== Directive ==
Provide an exact copy of the data, excluding the images.

━━━━━━━━━━━━━━━━━━━━

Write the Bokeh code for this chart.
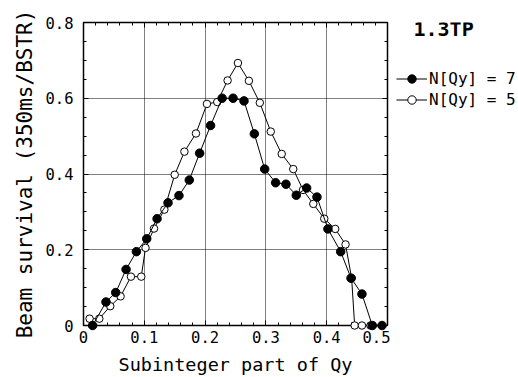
from bokeh.plotting import figure
from bokeh.layouts import row
from bokeh.models import (FixedTicker, LinearAxis, Legend, LegendItem, Label,
                          CustomJSTickFormatter)
from bokeh.embed import file_html
from bokeh.resources import INLINE

# Beam survival vs. subinteger tune, two N[Qy] settings
qy_n7 = [0.015, 0.037, 0.053, 0.070, 0.087, 0.104, 0.121, 0.139, 0.157, 0.174,
         0.191, 0.209, 0.228, 0.246, 0.264, 0.281, 0.298, 0.316, 0.333, 0.350,
         0.367, 0.384, 0.402, 0.423, 0.440, 0.458, 0.475, 0.491]
surv_n7 = [0.000, 0.062, 0.087, 0.148, 0.195, 0.229, 0.282, 0.324, 0.343, 0.384,
           0.455, 0.528, 0.600, 0.600, 0.593, 0.506, 0.413, 0.377, 0.373, 0.344,
           0.363, 0.339, 0.255, 0.195, 0.125, 0.083, 0.000, 0.000]

qy_n5 = [0.010, 0.026, 0.044, 0.061, 0.078, 0.095, 0.102, 0.116, 0.133, 0.150,
         0.166, 0.185, 0.203, 0.220, 0.237, 0.254, 0.272, 0.290, 0.308, 0.326,
         0.345, 0.361, 0.378, 0.396, 0.414, 0.431, 0.441, 0.446, 0.458, 0.472]
surv_n5 = [0.018, 0.018, 0.051, 0.077, 0.129, 0.129, 0.205, 0.256, 0.306, 0.398,
           0.459, 0.507, 0.585, 0.590, 0.647, 0.693, 0.646, 0.588, 0.512, 0.453,
           0.413, 0.358, 0.321, 0.282, 0.255, 0.214, 0.125, 0.000, 0.000, 0.000]

series_labels = ["N[Qy] = 7", "N[Qy] = 5"]
panel_title = "1.3TP"

x_ticks = [0, 0.1, 0.2, 0.3, 0.4, 0.5]
x_tick_labels = ["0", "0.1", "0.2", "0.3", "0.4", "0.5"]
x_minor_ticks = [round(0.02 * i, 2) for i in range(26)]
y_ticks = [0, 0.2, 0.4, 0.6, 0.8]
y_tick_labels = ["0", "0.2", "0.4", "0.6", "0.8"]
y_minor_ticks = [round(0.05 * i, 2) for i in range(17)]

FONT = "DejaVu Sans Mono"

p = figure(width=390, height=377, x_range=(0, 0.5), y_range=(0, 0.8),
           output_backend="svg", toolbar_location=None,
           min_border_left=83, min_border_right=3,
           min_border_top=22, min_border_bottom=52)
p.background_fill_color = "white"
p.border_fill_color = "white"
p.outline_line_color = "black"
p.outline_line_width = 1.5

xt = FixedTicker(ticks=x_ticks, minor_ticks=x_minor_ticks)
yt = FixedTicker(ticks=y_ticks, minor_ticks=y_minor_ticks)


def style_axis(ax, ticker, labels=None):
    ax.ticker = ticker
    ax.axis_line_color = None
    ax.major_tick_in = 5
    ax.major_tick_out = 0
    ax.minor_tick_in = 3
    ax.minor_tick_out = 0
    ax.major_tick_line_color = "black"
    ax.minor_tick_line_color = "black"
    if labels is None:
        # mirrored tick marks only
        ax.formatter = CustomJSTickFormatter(code="return ''")
        ax.major_label_standoff = 0
    else:
        ax.major_label_overrides = labels
        ax.major_label_text_font = FONT
        ax.major_label_text_font_size = "15.5px"
        ax.major_label_text_color = "black"


style_axis(p.xaxis[0], xt, dict(zip(x_ticks, x_tick_labels)))
style_axis(p.yaxis[0], yt, dict(zip(y_ticks, y_tick_labels)))
p.xaxis[0].major_label_standoff = 5
p.yaxis[0].major_label_standoff = 10

p.xaxis[0].axis_label = "Subinteger part of Qy"
p.yaxis[0].axis_label = "Beam survival (350ms/BSTR)"
for ax, size in ((p.xaxis[0], "18.5px"), (p.yaxis[0], "21px")):
    ax.axis_label_text_font = FONT
    ax.axis_label_text_font_size = size
    ax.axis_label_text_font_style = "normal"
    ax.axis_label_text_color = "black"
p.xaxis[0].axis_label_standoff = 8
p.yaxis[0].axis_label_standoff = 6

top_ax = LinearAxis()
style_axis(top_ax, xt)
p.add_layout(top_ax, "above")
right_ax = LinearAxis()
style_axis(right_ax, yt)
p.add_layout(right_ax, "right")

for g, t in ((p.xgrid[0], xt), (p.ygrid[0], yt)):
    g.ticker = t
    g.grid_line_color = "black"
    g.grid_line_dash = "1 1"
    g.grid_line_width = 1


def draw_series(fig, xs, ys, filled, **kw):
    ln = fig.line(xs, ys, line_color="black", line_width=1, **kw)
    mk = fig.scatter(xs, ys, marker="circle", size=8.5 if filled else 7.5,
                     fill_color="black" if filled else "white",
                     line_color="black", line_width=1, **kw)
    return ln, mk


# N[Qy] = 5 (open) first, N[Qy] = 7 (filled) on top
draw_series(p, qy_n5, surv_n5, False, level="overlay")
draw_series(p, qy_n7, surv_n7, True, level="overlay")

# Key panel to the right of the plot frame; its frame lines up with the plot frame
key = figure(width=128, height=377, x_range=(0, 1), y_range=(0, 1),
             output_backend="svg", toolbar_location=None,
             x_axis_type=None, y_axis_type=None,
             min_border=0, outline_line_color=None)
key.background_fill_color = "white"
key.border_fill_color = "white"

# hidden copies of the series, used only as legend glyph sources
k7 = draw_series(key, qy_n7, surv_n7, True, visible=False)
k5 = draw_series(key, qy_n5, surv_n5, False, visible=False)

legend = Legend(items=[LegendItem(label=series_labels[0], renderers=list(k7)),
                       LegendItem(label=series_labels[1], renderers=list(k5))],
                location=(6, 215), padding=0, margin=0, spacing=0,
                glyph_width=31, glyph_height=21, label_standoff=2,
                label_text_font=FONT, label_text_font_size="16px",
                label_text_color="black", border_line_color=None,
                background_fill_alpha=0, click_policy="none",
                inactive_fill_alpha=0)
key.add_layout(legend, "center")

key.add_layout(Label(x=23, y=297, x_units="screen", y_units="screen",
                     text=panel_title, text_font=FONT, text_font_size="20px",
                     text_font_style="bold", text_color="black",
                     text_baseline="alphabetic"))

layout = row(p, key)
open("out.html", "w").write(file_html(layout, INLINE))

━━━━━━━━━━━━━━━━━━━━

== Answer to the task ==
Write the Bokeh code for this chart.
from bokeh.plotting import figure
from bokeh.layouts import row
from bokeh.models import (FixedTicker, LinearAxis, Legend, LegendItem, Label,
                          CustomJSTickFormatter)
from bokeh.embed import file_html
from bokeh.resources import INLINE

# Beam survival vs. subinteger tune, two N[Qy] settings
qy_n7 = [0.015, 0.037, 0.053, 0.070, 0.087, 0.104, 0.121, 0.139, 0.157, 0.174,
         0.191, 0.209, 0.228, 0.246, 0.264, 0.281, 0.298, 0.316, 0.333, 0.350,
         0.367, 0.384, 0.402, 0.423, 0.440, 0.458, 0.475, 0.491]
surv_n7 = [0.000, 0.062, 0.087, 0.148, 0.195, 0.229, 0.282, 0.324, 0.343, 0.384,
           0.455, 0.528, 0.600, 0.600, 0.593, 0.506, 0.413, 0.377, 0.373, 0.344,
           0.363, 0.339, 0.255, 0.195, 0.125, 0.083, 0.000, 0.000]

qy_n5 = [0.010, 0.026, 0.044, 0.061, 0.078, 0.095, 0.102, 0.116, 0.133, 0.150,
         0.166, 0.185, 0.203, 0.220, 0.237, 0.254, 0.272, 0.290, 0.308, 0.326,
         0.345, 0.361, 0.378, 0.396, 0.414, 0.431, 0.441, 0.446, 0.458, 0.472]
surv_n5 = [0.018, 0.018, 0.051, 0.077, 0.129, 0.129, 0.205, 0.256, 0.306, 0.398,
           0.459, 0.507, 0.585, 0.590, 0.647, 0.693, 0.646, 0.588, 0.512, 0.453,
           0.413, 0.358, 0.321, 0.282, 0.255, 0.214, 0.125, 0.000, 0.000, 0.000]

series_labels = ["N[Qy] = 7", "N[Qy] = 5"]
panel_title = "1.3TP"

x_ticks = [0, 0.1, 0.2, 0.3, 0.4, 0.5]
x_tick_labels = ["0", "0.1", "0.2", "0.3", "0.4", "0.5"]
x_minor_ticks = [round(0.02 * i, 2) for i in range(26)]
y_ticks = [0, 0.2, 0.4, 0.6, 0.8]
y_tick_labels = ["0", "0.2", "0.4", "0.6", "0.8"]
y_minor_ticks = [round(0.05 * i, 2) for i in range(17)]

FONT = "DejaVu Sans Mono"

p = figure(width=390, height=377, x_range=(0, 0.5), y_range=(0, 0.8),
           output_backend="svg", toolbar_location=None,
           min_border_left=83, min_border_right=3,
           min_border_top=22, min_border_bottom=52)
p.background_fill_color = "white"
p.border_fill_color = "white"
p.outline_line_color = "black"
p.outline_line_width = 1.5

xt = FixedTicker(ticks=x_ticks, minor_ticks=x_minor_ticks)
yt = FixedTicker(ticks=y_ticks, minor_ticks=y_minor_ticks)


def style_axis(ax, ticker, labels=None):
    ax.ticker = ticker
    ax.axis_line_color = None
    ax.major_tick_in = 5
    ax.major_tick_out = 0
    ax.minor_tick_in = 3
    ax.minor_tick_out = 0
    ax.major_tick_line_color = "black"
    ax.minor_tick_line_color = "black"
    if labels is None:
        # mirrored tick marks only
        ax.formatter = CustomJSTickFormatter(code="return ''")
        ax.major_label_standoff = 0
    else:
        ax.major_label_overrides = labels
        ax.major_label_text_font = FONT
        ax.major_label_text_font_size = "15.5px"
        ax.major_label_text_color = "black"


style_axis(p.xaxis[0], xt, dict(zip(x_ticks, x_tick_labels)))
style_axis(p.yaxis[0], yt, dict(zip(y_ticks, y_tick_labels)))
p.xaxis[0].major_label_standoff = 5
p.yaxis[0].major_label_standoff = 10

p.xaxis[0].axis_label = "Subinteger part of Qy"
p.yaxis[0].axis_label = "Beam survival (350ms/BSTR)"
for ax, size in ((p.xaxis[0], "18.5px"), (p.yaxis[0], "21px")):
    ax.axis_label_text_font = FONT
    ax.axis_label_text_font_size = size
    ax.axis_label_text_font_style = "normal"
    ax.axis_label_text_color = "black"
p.xaxis[0].axis_label_standoff = 8
p.yaxis[0].axis_label_standoff = 6

top_ax = LinearAxis()
style_axis(top_ax, xt)
p.add_layout(top_ax, "above")
right_ax = LinearAxis()
style_axis(right_ax, yt)
p.add_layout(right_ax, "right")

for g, t in ((p.xgrid[0], xt), (p.ygrid[0], yt)):
    g.ticker = t
    g.grid_line_color = "black"
    g.grid_line_dash = "1 1"
    g.grid_line_width = 1


def draw_series(fig, xs, ys, filled, **kw):
    ln = fig.line(xs, ys, line_color="black", line_width=1, **kw)
    mk = fig.scatter(xs, ys, marker="circle", size=8.5 if filled else 7.5,
                     fill_color="black" if filled else "white",
                     line_color="black", line_width=1, **kw)
    return ln, mk


# N[Qy] = 5 (open) first, N[Qy] = 7 (filled) on top
draw_series(p, qy_n5, surv_n5, False, level="overlay")
draw_series(p, qy_n7, surv_n7, True, level="overlay")

# Key panel to the right of the plot frame; its frame lines up with the plot frame
key = figure(width=128, height=377, x_range=(0, 1), y_range=(0, 1),
             output_backend="svg", toolbar_location=None,
             x_axis_type=None, y_axis_type=None,
             min_border=0, outline_line_color=None)
key.background_fill_color = "white"
key.border_fill_color = "white"

# hidden copies of the series, used only as legend glyph sources
k7 = draw_series(key, qy_n7, surv_n7, True, visible=False)
k5 = draw_series(key, qy_n5, surv_n5, False, visible=False)

legend = Legend(items=[LegendItem(label=series_labels[0], renderers=list(k7)),
                       LegendItem(label=series_labels[1], renderers=list(k5))],
                location=(6, 215), padding=0, margin=0, spacing=0,
                glyph_width=31, glyph_height=21, label_standoff=2,
                label_text_font=FONT, label_text_font_size="16px",
                label_text_color="black", border_line_color=None,
                background_fill_alpha=0, click_policy="none",
                inactive_fill_alpha=0)
key.add_layout(legend, "center")

key.add_layout(Label(x=23, y=297, x_units="screen", y_units="screen",
                     text=panel_title, text_font=FONT, text_font_size="20px",
                     text_font_style="bold", text_color="black",
                     text_baseline="alphabetic"))

layout = row(p, key)
open("out.html", "w").write(file_html(layout, INLINE))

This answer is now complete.